Review of ‘Bellevue’ by C.S. Alleyne
Crystal Lake Publishing, pb, £9.54
Reviewed by Mikaela Silk
‘Bellevue’ features two storylines running side by side, exploring the stories that take place at Bellevue across two different time periods. The 19th century Bellevue takes the form of a corrupt mental asylum where Ellen has been incarcerated by her sister Mary’s manipulations. In the 21st century Claire is living in the newly renovated Bellevue apartments, but could they be haunted by the terrible things that happened there in the past?

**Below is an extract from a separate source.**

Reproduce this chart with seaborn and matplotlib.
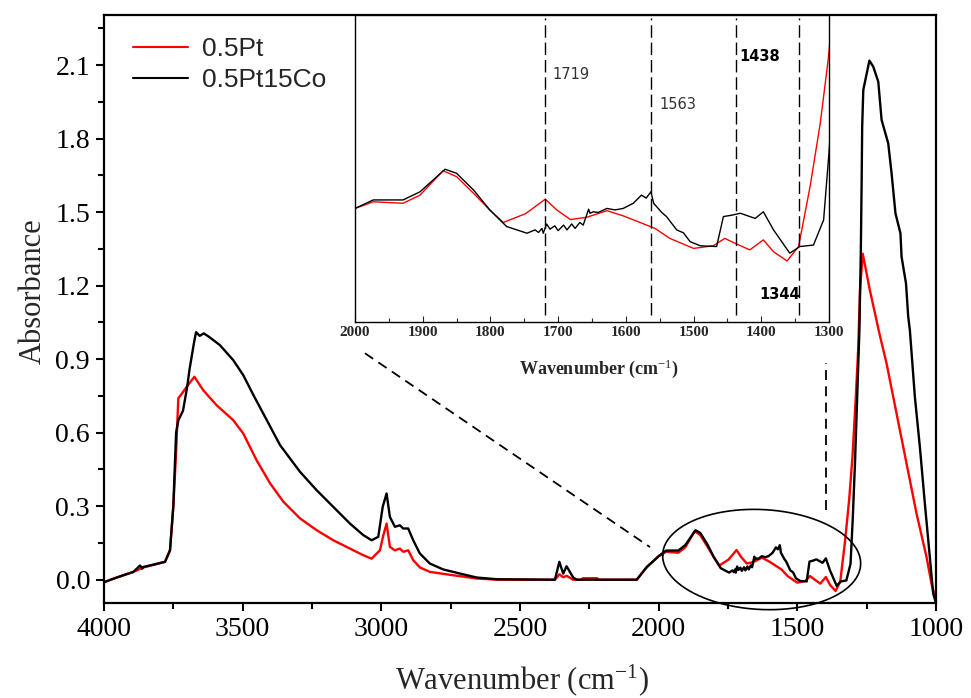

At first this does seem to be the case, but the latter part of the book takes on a darker tone in which more sinister insinuations arise. This darker tone is achieved with effective pacing throughout the novel, which causes the tension and horror levels to gradually mount up until they reach a deafening crescendo, the height of which I found too gruesome for my preference.
The book contains a large variety of characters and I think every reader will end up having a different favourite. Mine was Ellen, whose vulnerable character was constantly contrasted against the more confident and brash character of Mary. I was also intrigued by the scholarly portrayal of Alex and the vaguely obsessive aspects of his character. However, I found the overall character cast of the 21st century storyline a bit stereotypically portrayed, such as the alcohol obsessed students, typically rowdy male friendship group, and the chubby best friend trope.
The pseudo-historical content which gave background to Bellevue and to the Mephisto Club was the most interesting part of the novel for me. It added a darkly creative edge to the narrative, although it did unravel somewhat near the end when these older ideas were reinfused into the modern day storyline.
Overall, this book was not for me. But if you like hard horror and a growing mystery then it is definitely worth a read.